_Your task_: Omit all pictures and transcribe only the lines in the entries below that run from the line with "Output the component" through the line with "Chart.register(...registerables);".

start The data

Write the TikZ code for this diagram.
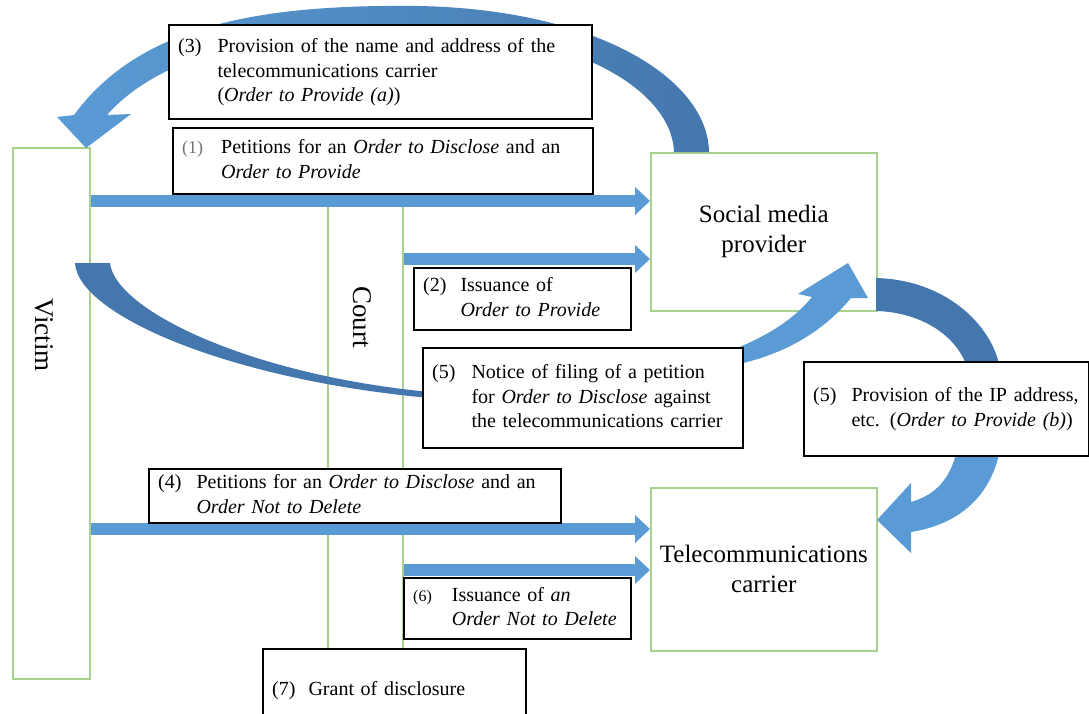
\documentclass[tikz,border=0pt]{standalone}
\usepackage{fontspec}
\setmainfont{Liberation Serif}
\usetikzlibrary{arrows.meta}
\definecolor{ablue}{RGB}{91,155,213}
\definecolor{dblue}{RGB}{68,119,173}
\definecolor{gbox}{RGB}{169,209,142}
\begin{document}
\begin{tikzpicture}[x=1pt,y=-1pt,
  greenbox/.style={draw=gbox, line width=1.6pt, fill=white, inner sep=0pt, anchor=north west},
  lbl/.style={draw=black, line width=2.4pt, fill=white, anchor=north west, inner xsep=9pt, inner ysep=0pt, align=left, font=\fontsize{20}{24.5}\selectfont},
  bigtext/.style={font=\fontsize{25}{30}\selectfont, align=center},
  sidetext/.style={font=\fontsize{27}{30}\selectfont, rotate=-90},
  flow/.style={draw=ablue, line width=11.5pt, -{Triangle[width=27pt,length=15pt]}},
]
\useasboundingbox (0,0) rectangle (1089,713);
\fill[white] (0,0) rectangle (1089,713);

% participants
\node[greenbox, minimum width=77pt, minimum height=531pt] (victim) at (12,147) {};
\node[greenbox, minimum width=75pt, minimum height=500pt] (court) at (327,200) {};
\node[greenbox, bigtext, minimum width=226pt, minimum height=158pt] (smp) at (650,152) {Social media\\provider};
\node[greenbox, bigtext, minimum width=226pt, minimum height=163pt] (tc) at (650,487) {Telecommunications\\carrier};
\node[sidetext] (victimtext) at (44,335) {Victim};
\node[sidetext] (courttext) at (362,317) {Court};

% curved arrow (3): social media provider -> victim
\shade[left color=ablue, right color=dblue]
  (709,152) .. controls (708,80) and (600,10) .. (420,6)
  .. controls (260,4) and (140,25) .. (74,115)
  -- (57,117) -- (86,148) -- (131,114) -- (107,115)
  .. controls (160,55) and (270,27) .. (420,29)
  .. controls (580,32) and (672,92) .. (674,152) -- cycle;

% curved arrow (5): victim -> social media provider (behind notice box)
\fill[dblue] (75,263) -- (110,263) .. controls (115,310) and (250,375) .. (430,392)
  -- (430,398) .. controls (230,380) and (78,315) .. (75,263) -- cycle;
\fill[ablue] (730,351) .. controls (770,335) and (795,318) .. (812,297)
  -- (798,294) -- (848,263) -- (868,298) -- (851,298)
  .. controls (820,335) and (780,356) .. (730,366) -- cycle;

% curved arrow (5): social media provider -> telecommunications carrier
\fill[dblue] (876,278) .. controls (950,280) and (995,330) .. (1000,370)
  -- (968,370) .. controls (958,335) and (920,312) .. (876,311) -- cycle;
\fill[ablue] (1000,450) .. controls (990,500) and (955,525) .. (911,532)
  -- (911,553) -- (877,520) -- (911,483) -- (911,502)
  .. controls (935,495) and (950,480) .. (957,450) -- cycle;

% straight arrows
\coordinate (y1) at (0,201);
\coordinate (y2) at (0,259);
\coordinate (y4) at (0,529);
\coordinate (y6) at (0,570);
\draw[flow] (victim.east |- y1) -- (smp.west |- y1);
\draw[flow] (court.east |- y2) -- (smp.west |- y2);
\draw[flow] (victim.east |- y4) -- (tc.west |- y4);
\draw[flow] (court.east |- y6) -- (tc.west |- y6);

% label boxes
\node[lbl, minimum width=423pt, minimum height=94pt, text width=405pt] (l3) at (168,24)
 {\begin{tabular}{@{}l@{\hspace{16pt}}l@{}}(3)&Provision of the name and address of the\\&telecommunications carrier\\&(\textit{Order to Provide (a)})\end{tabular}};
\node[lbl, minimum width=420pt, minimum height=66pt, text width=402pt] (l1) at (172,127)
 {\begin{tabular}{@{}l@{\hspace{18pt}}l@{}}{\color{black!55}\fontsize{18}{24.5}\selectfont(1)}&Petitions for an \textit{Order to Disclose} and an\\&\textit{Order to Provide}\end{tabular}};
\node[lbl, minimum width=217pt, minimum height=62pt, text width=199pt] (l2) at (413,267)
 {\begin{tabular}{@{}l@{\hspace{14pt}}l@{}}(2)&Issuance of\\&\textit{Order to Provide}\end{tabular}};
\node[lbl, minimum width=320pt, minimum height=100pt, text width=302pt] (l5a) at (422,347)
 {\begin{tabular}{@{}l@{\hspace{16pt}}l@{}}(5)&Notice of filing of a petition\\&for \textit{Order to Disclose} against\\&the telecommunications carrier\end{tabular}};
\node[lbl, minimum width=285pt, minimum height=94pt, text width=267pt] (l5b) at (803,361)
 {\begin{tabular}{@{}l@{\hspace{15pt}}l@{}}(5)&Provision of the IP address,\\&etc. (\textit{Order to Provide (b)})\end{tabular}};
\node[lbl, minimum width=412pt, minimum height=54pt, text width=394pt] (l4) at (148,468)
 {\begin{tabular}{@{}l@{\hspace{15pt}}l@{}}(4)&Petitions for an \textit{Order to Disclose} and an\\&\textit{Order Not to Delete}\end{tabular}};
\node[lbl, minimum width=227pt, minimum height=61pt, text width=209pt] (l6) at (403,577)
 {\begin{tabular}{@{}l@{\hspace{20pt}}l@{}}{\fontsize{16}{24.5}\selectfont(6)}&Issuance of \textit{an}\\&\textit{Order Not to Delete}\end{tabular}};
\node[lbl, minimum width=263pt, minimum height=82pt, text width=245pt] (l7) at (262,648)
 {\begin{tabular}{@{}l@{\hspace{13pt}}l@{}}(7)&Grant of disclosure\end{tabular}};
\end{tikzpicture}
\end{document}
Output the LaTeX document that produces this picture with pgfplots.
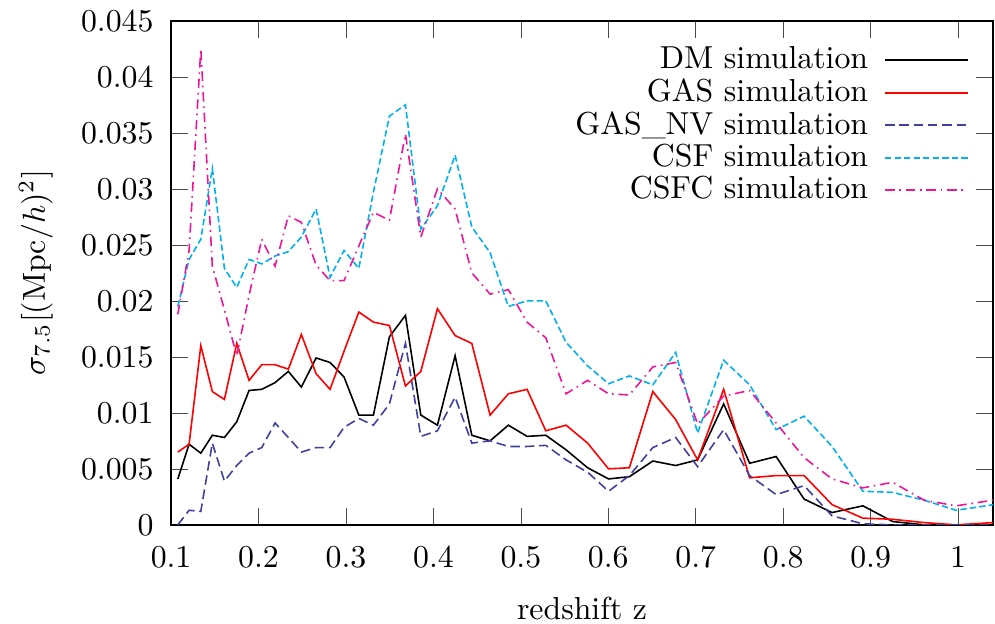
\documentclass[border=0pt]{standalone}
\usepackage{pgfplots}
\pgfplotsset{compat=1.18}
\usepackage{pgfplotstable}

\definecolor{dmblack}{RGB}{0,0,0}
\definecolor{gasred}{RGB}{255,0,0}
\definecolor{nvblue}{RGB}{64,64,160}
\definecolor{csfcyan}{RGB}{0,176,240}
\definecolor{csfcpink}{RGB}{240,20,150}

% sigma_7.5 per snapshot: DM, GAS, GAS_NV, CSF, CSFC
\pgfplotstableread{
z      dm      gas     nv      csf     csfc
0.1077 0.0041  0.0065  0.0000  0.0195  0.0188
0.1206 0.0072  0.0072  0.0013  0.0237  0.0245
0.1340 0.0064  0.0160  0.0012  0.0255  0.0425
0.1472 0.0080  0.0119  0.0073  0.0318  0.0231
0.1610 0.0078  0.0112  0.0039  0.0229  0.0192
0.1751 0.0092  0.0162  0.0053  0.0212  0.0151
0.1892 0.0120  0.0129  0.0064  0.0237  0.0205
0.2037 0.0121  0.0143  0.0069  0.0233  0.0255
0.2189 0.0127  0.0143  0.0091  0.0240  0.0231
0.2341 0.0137  0.0139  0.0078  0.0244  0.0276
0.2490 0.0123  0.0170  0.0065  0.0257  0.0270
0.2658 0.0149  0.0135  0.0069  0.0282  0.0232
0.2818 0.0145  0.0121  0.0069  0.0221  0.0218
0.2978 0.0132  0.0155  0.0087  0.0245  0.0218
0.3147 0.0098  0.0190  0.0095  0.0229  0.0249
0.3314 0.0098  0.0181  0.0089  0.0297  0.0279
0.3497 0.0168  0.0178  0.0108  0.0365  0.0272
0.3680 0.0187  0.0124  0.0162  0.0375  0.0349
0.3856 0.0098  0.0137  0.0079  0.0264  0.0257
0.4046 0.0089  0.0193  0.0084  0.0285  0.0300
0.4248 0.0151  0.0169  0.0114  0.0330  0.0282
0.4439 0.0080  0.0162  0.0073  0.0266  0.0225
0.4648 0.0075  0.0098  0.0075  0.0243  0.0206
0.4857 0.0089  0.0117  0.0070  0.0195  0.0210
0.5071 0.0079  0.0121  0.0070  0.0200  0.0181
0.5285 0.0080  0.0084  0.0071  0.0200  0.0167
0.5517 0.0067  0.0089  0.0058  0.0163  0.0117
0.5763 0.0051  0.0073  0.0047  0.0142  0.0129
0.6003 0.0041  0.0050  0.0030  0.0126  0.0117
0.6241 0.0043  0.0051  0.0044  0.0133  0.0116
0.6509 0.0057  0.0119  0.0069  0.0125  0.0141
0.6770 0.0053  0.0094  0.0078  0.0154  0.0145
0.7021 0.0058  0.0058  0.0052  0.0082  0.0090
0.7319 0.0108  0.0121  0.0085  0.0147  0.0115
0.7616 0.0055  0.0042  0.0044  0.0125  0.0120
0.7919 0.0061  0.0044  0.0027  0.0085  0.0091
0.8239 0.0023  0.0044  0.0035  0.0097  0.0060
0.8559 0.0011  0.0018  0.0008  0.0070  0.0041
0.8911 0.0017  0.0006  0.0001  0.0030  0.0033
0.9251 0.0003  0.0005  0.0000  0.0029  0.0038
0.9612 0.0000  0.0002  0.0000  0.0022  0.0022
0.9977 0.0000  0.0000  0.0000  0.0013  0.0017
1.0400 0.0000  0.0002  0.0000  0.0018  0.0022
}\sigmadata

\begin{document}
\begin{tikzpicture}
\begin{axis}[
    scale only axis,
    width=258.5pt, height=158.5pt,
    xmin=0.1, xmax=1.04,
    ymin=0, ymax=0.045,
    xtick={0.1,0.2,0.3,0.4,0.5,0.6,0.7,0.8,0.9,1},
    ytick={0,0.005,0.01,0.015,0.02,0.025,0.03,0.035,0.04,0.045},
    scaled y ticks=false,
    scaled x ticks=false,
    yticklabel style={/pgf/number format/fixed, /pgf/number format/precision=3, xshift=-2pt},
    xticklabel style={/pgf/number format/fixed, anchor=center, yshift=-10.3pt},
    tick align=inside,
    major tick length=5.3pt,
    major tick style={black!70},
    axis line style={line width=0.6pt},
    xlabel={redshift z},
    ylabel={$\sigma_{7.5}[(\mathrm{Mpc}/h)^2]$},
    xlabel style={at={(axis description cs:0.5,0)}, anchor=center, yshift=-26.4pt, inner sep=1pt},
    ylabel style={at={(axis description cs:-0.1644,0.5)}, anchor=center},
    legend cell align=right,
    legend style={draw=none, fill=none, at={(1,1)}, anchor=north east,
        xshift=-4.5pt, yshift=-4pt, legend plot pos=right,
        row sep=-2.4pt, column sep=3pt},
    legend image code/.code={\draw[line width=0.6pt, #1] (0pt,0pt) -- (26pt,0pt);},
    every axis plot/.append style={line width=0.5pt},
]
\addplot[color=dmblack] table[x=z, y=dm] {\sigmadata};
\addlegendentry{DM simulation}
\addplot[color=gasred] table[x=z, y=gas] {\sigmadata};
\addlegendentry{GAS simulation}
\addplot[color=nvblue, dash pattern=on 3pt off 1.5pt] table[x=z, y=nv] {\sigmadata};
\addlegendentry{GAS\_NV simulation}
\addplot[color=csfcyan, dash pattern=on 2pt off 1pt] table[x=z, y=csf] {\sigmadata};
\addlegendentry{CSF simulation}
\addplot[color=csfcpink, dash pattern=on 3pt off 1.5pt on 0.5pt off 1.5pt] table[x=z, y=csfc] {\sigmadata};
\addlegendentry{CSFC simulation}
\end{axis}
% page margins as in the reference
\path ([xshift=-53.8pt, yshift=5.7pt]current axis.north west)
      ([xshift=0.6pt, yshift=-31.1pt]current axis.south east);
\end{tikzpicture}
\end{document}
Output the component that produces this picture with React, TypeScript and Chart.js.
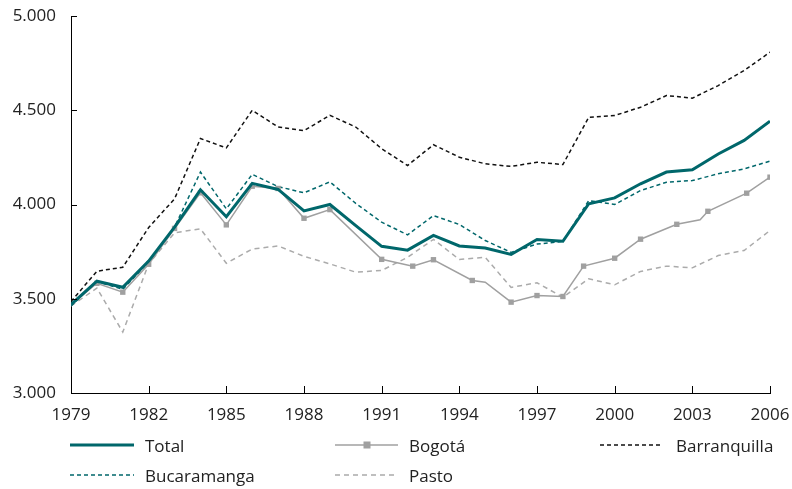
import React, { useEffect, useRef } from "react";
import { Chart, registerables } from "chart.js";

Chart.register(...registerables);

const years = [1979, 1980, 1981, 1982, 1983, 1984, 1985, 1986, 1987, 1988, 1989, 1990, 1991, 1992, 1993, 1994, 1995, 1996, 1997, 1998, 1999, 2000, 2001, 2002, 2003, 2004, 2005, 2006];
const total = [3469, 3593, 3561, 3700, 3880, 4078, 3935, 4112, 4080, 3966, 4000, 3888, 3778, 3758, 3836, 3780, 3769, 3735, 3814, 3805, 4004, 4035, 4110, 4172, 4184, 4268, 4340, 4442];
const barranquilla = [3485, 3646, 3667, 3878, 4030, 4350, 4300, 4500, 4411, 4392, 4473, 4411, 4296, 4207, 4317, 4251, 4216, 4202, 4224, 4212, 4463, 4472, 4516, 4578, 4564, 4631, 4711, 4808];
const bucaramanga = [3462, 3592, 3550, 3695, 3880, 4172, 3977, 4160, 4095, 4062, 4120, 4006, 3906, 3839, 3941, 3894, 3809, 3746, 3790, 3804, 4021, 4000, 4074, 4118, 4127, 4163, 4189, 4230];
const pasto = [3462, 3556, 3323, 3685, 3850, 3871, 3688, 3764, 3780, 3725, 3685, 3641, 3650, 3720, 3815, 3708, 3720, 3560, 3585, 3508, 3606, 3574, 3645, 3673, 3664, 3729, 3756, 3862];
const bogotaYears = [1979, 1980, 1981, 1982, 1983, 1984, 1985, 1986, 1987, 1988, 1989, 1991, 1992.2, 1993, 1994.5, 1995, 1996, 1997, 1998, 1998.8, 2000, 2001, 2002.4, 2003.3, 2003.6, 2005.1, 2006];
const bogota = [3469, 3582, 3535, 3683, 3873, 4062, 3892, 4097, 4085, 3927, 3973, 3709, 3673, 3707, 3597, 3588, 3482, 3517, 3512, 3673, 3715, 3816, 3895, 3919, 3964, 4060, 4145];
const bogotaMarked = [false, true, true, true, true, true, true, true, true, true, true, true, true, true, true, false, true, true, true, true, true, true, true, false, true, true, true];
const yTicks = [3000, 3500, 4000, 4500, 5000];
const xTicks = [1979, 1982, 1985, 1988, 1991, 1994, 1997, 2000, 2003, 2006];

const TEAL = "#00676b";
const GREY = "#a0a0a0";
const LIGHT = "#ababab";
const FONT = "'Open Sans', 'DejaVu Sans', sans-serif";

const fmt = (v: number) => {
  const s = String(Math.round(v));
  return s.length > 3 ? s.slice(0, s.length - 3) + "." + s.slice(s.length - 3) : s;
};

const inwardTicks = {
  id: "inwardTicks",
  afterDraw(chart: any) {
    const { ctx, chartArea, scales } = chart;
    ctx.save();
    ctx.strokeStyle = "#000";
    ctx.lineWidth = 1;
    ctx.beginPath();
    for (const t of yTicks) {
      const y = Math.round(scales.y.getPixelForValue(t)) + 0.5;
      ctx.moveTo(chartArea.left, y);
      ctx.lineTo(chartArea.left + 6, y);
    }
    for (const t of xTicks) {
      const x = Math.round(scales.x.getPixelForValue(t)) + 0.5;
      ctx.moveTo(x, chartArea.bottom);
      ctx.lineTo(x, chartArea.bottom - 7);
    }
    ctx.stroke();
    ctx.restore();
  },
};

const zeroPad = (s: any) => {
  s.paddingTop = 0;
  s.paddingBottom = 0;
  s.paddingLeft = 0;
  s.paddingRight = 0;
};

function ChartCanvas() {
  const ref = useRef<HTMLCanvasElement | null>(null);
  useEffect(() => {
    if (!ref.current) return;
    const pts = (xs: number[], ys: number[]) => xs.map((x, i) => ({ x, y: ys[i] }));
    const chart = new Chart(ref.current, {
      type: "line",
      data: {
        datasets: [
          { label: "Total", data: pts(years, total), borderColor: TEAL, borderWidth: 3, pointRadius: 0, tension: 0 },
          {
            label: "Bogotá",
            data: pts(bogotaYears, bogota),
            borderColor: GREY,
            borderWidth: 1.5,
            pointStyle: "rect",
            pointRadius: bogotaMarked.map((m) => (m ? 3.8 : 0)),
            pointBackgroundColor: GREY,
            pointBorderColor: GREY,
            pointBorderWidth: 0,
            tension: 0,
          },
          { label: "Barranquilla", data: pts(years, barranquilla), borderColor: "#111", borderWidth: 1.5, borderDash: [4, 3], pointRadius: 0, tension: 0 },
          { label: "Bucaramanga", data: pts(years, bucaramanga), borderColor: TEAL, borderWidth: 1.5, borderDash: [4, 3], pointRadius: 0, tension: 0 },
          { label: "Pasto", data: pts(years, pasto), borderColor: LIGHT, borderWidth: 1.5, borderDash: [5, 4], pointRadius: 0, tension: 0 },
        ],
      },
      options: {
        animation: false,
        responsive: false,
        devicePixelRatio: 1,
        layout: { padding: { top: 16, right: 22, left: 0, bottom: 0 } },
        plugins: { legend: { display: false }, tooltip: { enabled: false } },
        scales: {
          x: {
            type: "linear",
            min: 1979,
            max: 2006,
            afterFit: (s: any) => { s.height = 37; zeroPad(s); },
            afterBuildTicks: (s: any) => { s.ticks = xTicks.map((v) => ({ value: v })); },
            grid: { drawOnChartArea: false, drawTicks: false },
            border: { display: true, color: "#000", width: 1 },
            ticks: { color: "#222", font: { family: FONT, size: 17 }, padding: 12, callback: (v: any) => String(v), maxRotation: 0, autoSkip: false },
          },
          y: {
            min: 3000,
            max: 5000,
            afterFit: (s: any) => { s.width = 71; zeroPad(s); },
            afterBuildTicks: (s: any) => { s.ticks = yTicks.map((v) => ({ value: v })); },
            grid: { drawOnChartArea: false, drawTicks: false },
            border: { display: true, color: "#000", width: 1 },
            ticks: { color: "#222", font: { family: FONT, size: 17 }, padding: 15, callback: (v: any) => fmt(Number(v)) },
          },
        },
      },
      plugins: [inwardTicks],
    } as any);
    return () => chart.destroy();
  }, []);
  return <canvas ref={ref} width={792} height={430} style={{ position: "absolute", left: 0, top: 0, width: 792, height: 430 }} />;
}

function Legend() {
  const textStyle = { fontFamily: FONT, fontSize: 17, fill: "#222" } as any;
  return (
    <svg width={792} height={489} style={{ position: "absolute", left: 0, top: 0, pointerEvents: "none" }}>
      <line x1={70} y1={445} x2={134} y2={445} stroke={TEAL} strokeWidth={3} />
      <text x={145} y={445} dominantBaseline="central" style={textStyle}>Total</text>
      <line x1={335} y1={445} x2={398} y2={445} stroke={GREY} strokeWidth={1.5} />
      <rect x={363.5} y={441.5} width={7} height={7} fill={GREY} />
      <text x={409} y={445} dominantBaseline="central" style={textStyle}>Bogotá</text>
      <line x1={600} y1={445} x2={662} y2={445} stroke="#111" strokeWidth={1.5} strokeDasharray="4 3" />
      <text x={676} y={445} dominantBaseline="central" style={textStyle}>Barranquilla</text>
      <line x1={70} y1={475} x2={134} y2={475} stroke={TEAL} strokeWidth={1.5} strokeDasharray="4 3" />
      <text x={145} y={475} dominantBaseline="central" style={textStyle}>Bucaramanga</text>
      <line x1={335} y1={475} x2={398} y2={475} stroke={LIGHT} strokeWidth={1.5} strokeDasharray="5 4" />
      <text x={409} y={475} dominantBaseline="central" style={textStyle}>Pasto</text>
    </svg>
  );
}

export default function App() {
  return (
    <div style={{ position: "fixed", left: 0, top: 0, width: 792, height: 489, background: "#fff" }}>
      <ChartCanvas />
      <Legend />
    </div>
  );
}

end The data

_Task result_:
Output the component that produces this picture with React, TypeScript and Chart.js.
import React, { useEffect, useRef } from "react";
import { Chart, registerables } from "chart.js";

Chart.register(...registerables);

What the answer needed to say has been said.